I don’t get a lot of pushback on my blog posts, which is kind of a bummer. You’d think more people would express their disagreement, especially considering I’m not shy about sharing my personal opinions about hot-button topics, like application of choice-of-law principles to multi-state non-compete disputes.
But one of my posts did generate some criticism, and from people whose opinions I value. Can you guess which post?
Was it the one about the Steak N Shake case that held inappropriate workplace contact can be sexual assault? The one about lessons from Seinfeld about the #MeToo movement? Witness prep tips from the Ken Starr interview about covering up sexual assault allegations at Baylor?

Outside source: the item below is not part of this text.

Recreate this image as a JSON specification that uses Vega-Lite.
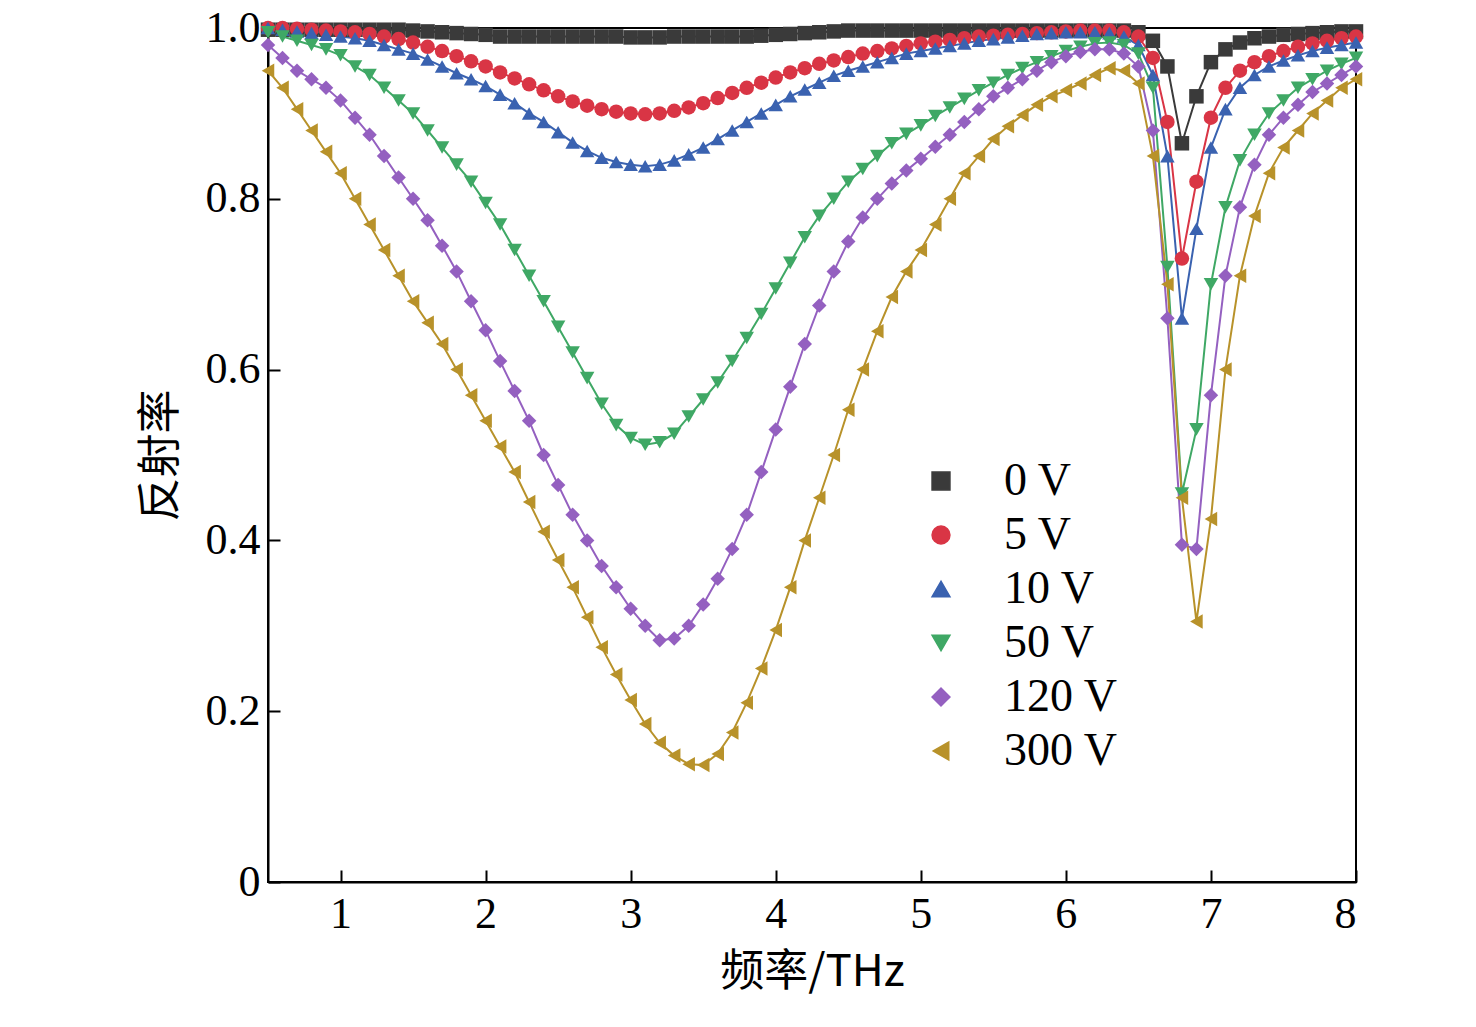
{
  "$schema": "https://vega.github.io/schema/vega-lite/v6.json",
  "width": 1088,
  "height": 854,
  "autosize": {"type": "none"},
  "padding": {"left": 268, "top": 28, "right": 120, "bottom": 145},
  "background": "white",
  "data": {
    "values": [
      {"f":0.5,"0 V":0.998,"5 V":1.0,"10 V":1.0,"50 V":0.995,"120 V":0.98,"300 V":0.95},
      {"f":0.6,"0 V":0.998,"5 V":1.0,"10 V":0.998,"50 V":0.99,"120 V":0.965,"300 V":0.93},
      {"f":0.7,"0 V":0.998,"5 V":0.999,"10 V":0.996,"50 V":0.985,"120 V":0.95,"300 V":0.905},
      {"f":0.8,"0 V":0.998,"5 V":0.998,"10 V":0.994,"50 V":0.98,"120 V":0.94,"300 V":0.88},
      {"f":0.9,"0 V":0.998,"5 V":0.997,"10 V":0.992,"50 V":0.975,"120 V":0.93,"300 V":0.855},
      {"f":1.0,"0 V":0.998,"5 V":0.996,"10 V":0.99,"50 V":0.968,"120 V":0.915,"300 V":0.83},
      {"f":1.1,"0 V":0.998,"5 V":0.995,"10 V":0.988,"50 V":0.955,"120 V":0.895,"300 V":0.8},
      {"f":1.2,"0 V":0.998,"5 V":0.993,"10 V":0.985,"50 V":0.945,"120 V":0.875,"300 V":0.77},
      {"f":1.3,"0 V":0.998,"5 V":0.99,"10 V":0.98,"50 V":0.93,"120 V":0.85,"300 V":0.74},
      {"f":1.4,"0 V":0.998,"5 V":0.987,"10 V":0.975,"50 V":0.915,"120 V":0.825,"300 V":0.71},
      {"f":1.5,"0 V":0.997,"5 V":0.983,"10 V":0.97,"50 V":0.9,"120 V":0.8,"300 V":0.68},
      {"f":1.6,"0 V":0.996,"5 V":0.978,"10 V":0.963,"50 V":0.88,"120 V":0.775,"300 V":0.655},
      {"f":1.7,"0 V":0.995,"5 V":0.973,"10 V":0.955,"50 V":0.86,"120 V":0.745,"300 V":0.63},
      {"f":1.8,"0 V":0.994,"5 V":0.967,"10 V":0.947,"50 V":0.84,"120 V":0.715,"300 V":0.6},
      {"f":1.9,"0 V":0.993,"5 V":0.961,"10 V":0.94,"50 V":0.82,"120 V":0.68,"300 V":0.57},
      {"f":2.0,"0 V":0.992,"5 V":0.955,"10 V":0.932,"50 V":0.795,"120 V":0.646,"300 V":0.54},
      {"f":2.1,"0 V":0.99,"5 V":0.948,"10 V":0.922,"50 V":0.77,"120 V":0.61,"300 V":0.51},
      {"f":2.2,"0 V":0.99,"5 V":0.941,"10 V":0.912,"50 V":0.74,"120 V":0.575,"300 V":0.48},
      {"f":2.3,"0 V":0.99,"5 V":0.934,"10 V":0.9,"50 V":0.71,"120 V":0.54,"300 V":0.445},
      {"f":2.4,"0 V":0.99,"5 V":0.927,"10 V":0.89,"50 V":0.68,"120 V":0.5,"300 V":0.41},
      {"f":2.5,"0 V":0.99,"5 V":0.92,"10 V":0.878,"50 V":0.65,"120 V":0.465,"300 V":0.377},
      {"f":2.6,"0 V":0.99,"5 V":0.914,"10 V":0.866,"50 V":0.62,"120 V":0.43,"300 V":0.345},
      {"f":2.7,"0 V":0.99,"5 V":0.909,"10 V":0.856,"50 V":0.59,"120 V":0.4,"300 V":0.31},
      {"f":2.8,"0 V":0.99,"5 V":0.905,"10 V":0.848,"50 V":0.56,"120 V":0.37,"300 V":0.275},
      {"f":2.9,"0 V":0.99,"5 V":0.902,"10 V":0.843,"50 V":0.535,"120 V":0.345,"300 V":0.243},
      {"f":3.0,"0 V":0.989,"5 V":0.9,"10 V":0.84,"50 V":0.52,"120 V":0.32,"300 V":0.213},
      {"f":3.1,"0 V":0.989,"5 V":0.899,"10 V":0.838,"50 V":0.512,"120 V":0.3,"300 V":0.185},
      {"f":3.2,"0 V":0.989,"5 V":0.9,"10 V":0.84,"50 V":0.515,"120 V":0.283,"300 V":0.163},
      {"f":3.3,"0 V":0.99,"5 V":0.903,"10 V":0.845,"50 V":0.525,"120 V":0.285,"300 V":0.148},
      {"f":3.4,"0 V":0.99,"5 V":0.907,"10 V":0.852,"50 V":0.545,"120 V":0.3,"300 V":0.138},
      {"f":3.5,"0 V":0.99,"5 V":0.912,"10 V":0.86,"50 V":0.565,"120 V":0.325,"300 V":0.137},
      {"f":3.6,"0 V":0.99,"5 V":0.918,"10 V":0.87,"50 V":0.585,"120 V":0.355,"300 V":0.15},
      {"f":3.7,"0 V":0.99,"5 V":0.924,"10 V":0.88,"50 V":0.61,"120 V":0.39,"300 V":0.175},
      {"f":3.8,"0 V":0.99,"5 V":0.93,"10 V":0.89,"50 V":0.637,"120 V":0.43,"300 V":0.21},
      {"f":3.9,"0 V":0.991,"5 V":0.936,"10 V":0.9,"50 V":0.665,"120 V":0.48,"300 V":0.25},
      {"f":4.0,"0 V":0.992,"5 V":0.942,"10 V":0.91,"50 V":0.695,"120 V":0.53,"300 V":0.295},
      {"f":4.1,"0 V":0.993,"5 V":0.948,"10 V":0.92,"50 V":0.725,"120 V":0.58,"300 V":0.345},
      {"f":4.2,"0 V":0.994,"5 V":0.953,"10 V":0.928,"50 V":0.755,"120 V":0.63,"300 V":0.4},
      {"f":4.3,"0 V":0.995,"5 V":0.958,"10 V":0.936,"50 V":0.78,"120 V":0.675,"300 V":0.45},
      {"f":4.4,"0 V":0.996,"5 V":0.962,"10 V":0.944,"50 V":0.8,"120 V":0.715,"300 V":0.5},
      {"f":4.5,"0 V":0.997,"5 V":0.966,"10 V":0.95,"50 V":0.82,"120 V":0.75,"300 V":0.553},
      {"f":4.6,"0 V":0.997,"5 V":0.97,"10 V":0.955,"50 V":0.835,"120 V":0.778,"300 V":0.6},
      {"f":4.7,"0 V":0.997,"5 V":0.973,"10 V":0.96,"50 V":0.85,"120 V":0.8,"300 V":0.645},
      {"f":4.8,"0 V":0.997,"5 V":0.976,"10 V":0.965,"50 V":0.865,"120 V":0.818,"300 V":0.685},
      {"f":4.9,"0 V":0.997,"5 V":0.979,"10 V":0.97,"50 V":0.876,"120 V":0.833,"300 V":0.715},
      {"f":5.0,"0 V":0.997,"5 V":0.982,"10 V":0.973,"50 V":0.886,"120 V":0.847,"300 V":0.74},
      {"f":5.1,"0 V":0.997,"5 V":0.984,"10 V":0.976,"50 V":0.897,"120 V":0.861,"300 V":0.77},
      {"f":5.2,"0 V":0.997,"5 V":0.986,"10 V":0.979,"50 V":0.907,"120 V":0.875,"300 V":0.8},
      {"f":5.3,"0 V":0.997,"5 V":0.988,"10 V":0.982,"50 V":0.917,"120 V":0.89,"300 V":0.83},
      {"f":5.4,"0 V":0.997,"5 V":0.99,"10 V":0.985,"50 V":0.927,"120 V":0.905,"300 V":0.85},
      {"f":5.5,"0 V":0.997,"5 V":0.991,"10 V":0.987,"50 V":0.936,"120 V":0.92,"300 V":0.87},
      {"f":5.6,"0 V":0.997,"5 V":0.992,"10 V":0.989,"50 V":0.945,"120 V":0.93,"300 V":0.885},
      {"f":5.7,"0 V":0.997,"5 V":0.993,"10 V":0.991,"50 V":0.953,"120 V":0.94,"300 V":0.898},
      {"f":5.8,"0 V":0.997,"5 V":0.994,"10 V":0.993,"50 V":0.96,"120 V":0.95,"300 V":0.91},
      {"f":5.9,"0 V":0.997,"5 V":0.995,"10 V":0.994,"50 V":0.967,"120 V":0.96,"300 V":0.92},
      {"f":6.0,"0 V":0.997,"5 V":0.996,"10 V":0.995,"50 V":0.973,"120 V":0.967,"300 V":0.927},
      {"f":6.1,"0 V":0.997,"5 V":0.997,"10 V":0.995,"50 V":0.978,"120 V":0.972,"300 V":0.935},
      {"f":6.2,"0 V":0.997,"5 V":0.997,"10 V":0.995,"50 V":0.982,"120 V":0.975,"300 V":0.945},
      {"f":6.3,"0 V":0.997,"5 V":0.997,"10 V":0.994,"50 V":0.983,"120 V":0.975,"300 V":0.953},
      {"f":6.4,"0 V":0.997,"5 V":0.995,"10 V":0.99,"50 V":0.98,"120 V":0.97,"300 V":0.95},
      {"f":6.5,"0 V":0.995,"5 V":0.99,"10 V":0.98,"50 V":0.97,"120 V":0.955,"300 V":0.935},
      {"f":6.6,"0 V":0.985,"5 V":0.965,"10 V":0.945,"50 V":0.93,"120 V":0.88,"300 V":0.85},
      {"f":6.7,"0 V":0.955,"5 V":0.89,"10 V":0.85,"50 V":0.72,"120 V":0.66,"300 V":0.7},
      {"f":6.8,"0 V":0.865,"5 V":0.73,"10 V":0.66,"50 V":0.455,"120 V":0.395,"300 V":0.45},
      {"f":6.9,"0 V":0.92,"5 V":0.82,"10 V":0.765,"50 V":0.53,"120 V":0.39,"300 V":0.305},
      {"f":7.0,"0 V":0.96,"5 V":0.895,"10 V":0.86,"50 V":0.7,"120 V":0.57,"300 V":0.425},
      {"f":7.1,"0 V":0.975,"5 V":0.93,"10 V":0.905,"50 V":0.79,"120 V":0.71,"300 V":0.6},
      {"f":7.2,"0 V":0.983,"5 V":0.95,"10 V":0.93,"50 V":0.845,"120 V":0.79,"300 V":0.71},
      {"f":7.3,"0 V":0.988,"5 V":0.96,"10 V":0.945,"50 V":0.875,"120 V":0.84,"300 V":0.78},
      {"f":7.4,"0 V":0.99,"5 V":0.967,"10 V":0.955,"50 V":0.9,"120 V":0.875,"300 V":0.83},
      {"f":7.5,"0 V":0.992,"5 V":0.973,"10 V":0.962,"50 V":0.915,"120 V":0.895,"300 V":0.86},
      {"f":7.6,"0 V":0.993,"5 V":0.978,"10 V":0.968,"50 V":0.93,"120 V":0.91,"300 V":0.88},
      {"f":7.7,"0 V":0.994,"5 V":0.982,"10 V":0.973,"50 V":0.94,"120 V":0.925,"300 V":0.9},
      {"f":7.8,"0 V":0.995,"5 V":0.985,"10 V":0.977,"50 V":0.95,"120 V":0.935,"300 V":0.915},
      {"f":7.9,"0 V":0.996,"5 V":0.988,"10 V":0.98,"50 V":0.958,"120 V":0.945,"300 V":0.93},
      {"f":8.0,"0 V":0.996,"5 V":0.99,"10 V":0.983,"50 V":0.965,"120 V":0.955,"300 V":0.94}
    ]
  },
  "transform": [
    {"fold": ["0 V", "5 V", "10 V", "50 V", "120 V", "300 V"], "as": ["series", "r"]}
  ],
  "encoding": {
    "x": {
      "field": "f", "type": "quantitative",
      "scale": {"domain": [0.5, 8], "nice": false, "zero": false},
      "axis": {"title": "频率/THz", "values": [1, 2, 3, 4, 5, 6, 7, 8], "grid": false}
    },
    "y": {
      "field": "r", "type": "quantitative",
      "scale": {"domain": [0, 1], "nice": false},
      "axis": {
        "title": "反射率", "values": [0, 0.2, 0.4, 0.6, 0.8, 1.0], "grid": false,
        "labelExpr": "datum.value == 0 ? '0' : format(datum.value, '.1f')"
      }
    },
    "color": {
      "field": "series", "type": "nominal",
      "scale": {
        "domain": ["0 V", "5 V", "10 V", "50 V", "120 V", "300 V"],
        "range": ["#3a3a3a", "#d93545", "#3a62b0", "#3fa865", "#9460c0", "#b8922a"]
      },
      "legend": {
        "title": null, "orient": "none", "legendX": 650, "legendY": 430,
        "labelFontSize": 46, "symbolSize": 320, "rowPadding": 8,
        "labelOffset": 40
      }
    }
  },
  "layer": [
    {"mark": {"type": "line", "strokeWidth": 2}},
    {
      "mark": {"type": "point", "filled": true, "size": 210, "opacity": 1},
      "encoding": {
        "shape": {
          "field": "series", "type": "nominal",
          "scale": {
            "domain": ["0 V", "5 V", "10 V", "50 V", "120 V", "300 V"],
            "range": ["square", "circle", "triangle-up", "triangle-down", "diamond", "triangle-left"]
          },
          "legend": {
            "title": null, "orient": "none", "legendX": 650, "legendY": 430,
            "labelFontSize": 46, "symbolSize": 320, "rowPadding": 8,
            "labelOffset": 40
          }
        }
      }
    }
  ],
  "config": {
    "font": "Liberation Serif",
    "view": {"stroke": "black", "strokeWidth": 2},
    "axis": {
      "labelFont": "Liberation Serif", "labelFontSize": 44, "labelColor": "black",
      "titleFont": "Noto Sans CJK SC", "titleFontSize": 44, "titleFontWeight": "normal", "titleColor": "black",
      "domainColor": "black", "domainWidth": 2, "tickColor": "black", "tickWidth": 2, "tickSize": -12
    },
    "axisY": {"titlePadding": 22, "labelPadding": 20},
    "axisX": {"titlePadding": 14, "labelPadding": 22},
    "legend": {"labelFont": "Liberation Serif", "labelColor": "black", "symbolOpacity": 1}
  }
}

I’m noticing a pattern here.
But no, it wasn’t a post about sex or any kind of controversy. It was my April 2018 post The Problem With the Elevator Speech, which I recently recirculated.
The original critique
That was my critique of the standard business development advice that you should have a short prepared speech or “pitch” about yourself or your business that you’re ready to deliver whenever needed, in about the time it takes to ride an elevator. Or in contemporary terms, the time it takes to figure out how to unmute yourself on Zoom.
So what was the criticism?
I’ll get to that, but first let’s recap the key things I said are wrong about the idea of an elevator speech:
- I don’t like the popular advice about identifying a prospect’s source of pain and then explaining how you solve it. I find that too abstract. Just tell people what you do in simple, concrete terms.
- An elevator speech is too likely to sound like a speech. People you meet usually don’t want to hear a rehearsed sales pitch.
- The whole idea puts too much emphasis on you, rather than the person you’re talking to. I suggested it would be better to focus on listening, rather than explaining why you’re so great.
I concluded by analogizing to dating. If you’re single and meet someone you find attractive, are you going to win them over with a little speech about how you do Peloton at home every morning before sewing masks for healthcare workers?
Brilliant. When I hit “Publish” I couldn’t wait for the accolades to pour in. And there was some positive feedback. One of my loyal Fivers emailed me to say she was reading the post in the office cafeteria and giggling out loud. Must have been the hilarious “good pitching” joke. And later that week, Texas Bar Today named my post to its coveted Top 10 list.
But then the backlash. A successful small business owner who follows the blog sent me a message explaining that when you’re networking, it’s important to say something memorable about what you do. The idea was that even if you make a positive impression on someone you meet, it won’t do much good if that person doesn’t remember what you can do for them.
I could dismiss this with an “Ok, Boomer,” but I also received similar criticism from a successful lawyer I know:
Too many lawyers have no concept of branding and fail to differentiate themselves in the marketplace. As a result, when a potential client has legal problem that would be a good fit for the lawyer’s area of expertise, the client never considers that lawyer. Marketing experts tell you the goal is to try to be “top of mind” to clients who will think of you first when the need arises. Without branding and an elevator speech, lawyers are not just not top of mind, they aren’t even considered. The elevator speech is just one tool in the tool kit of branding.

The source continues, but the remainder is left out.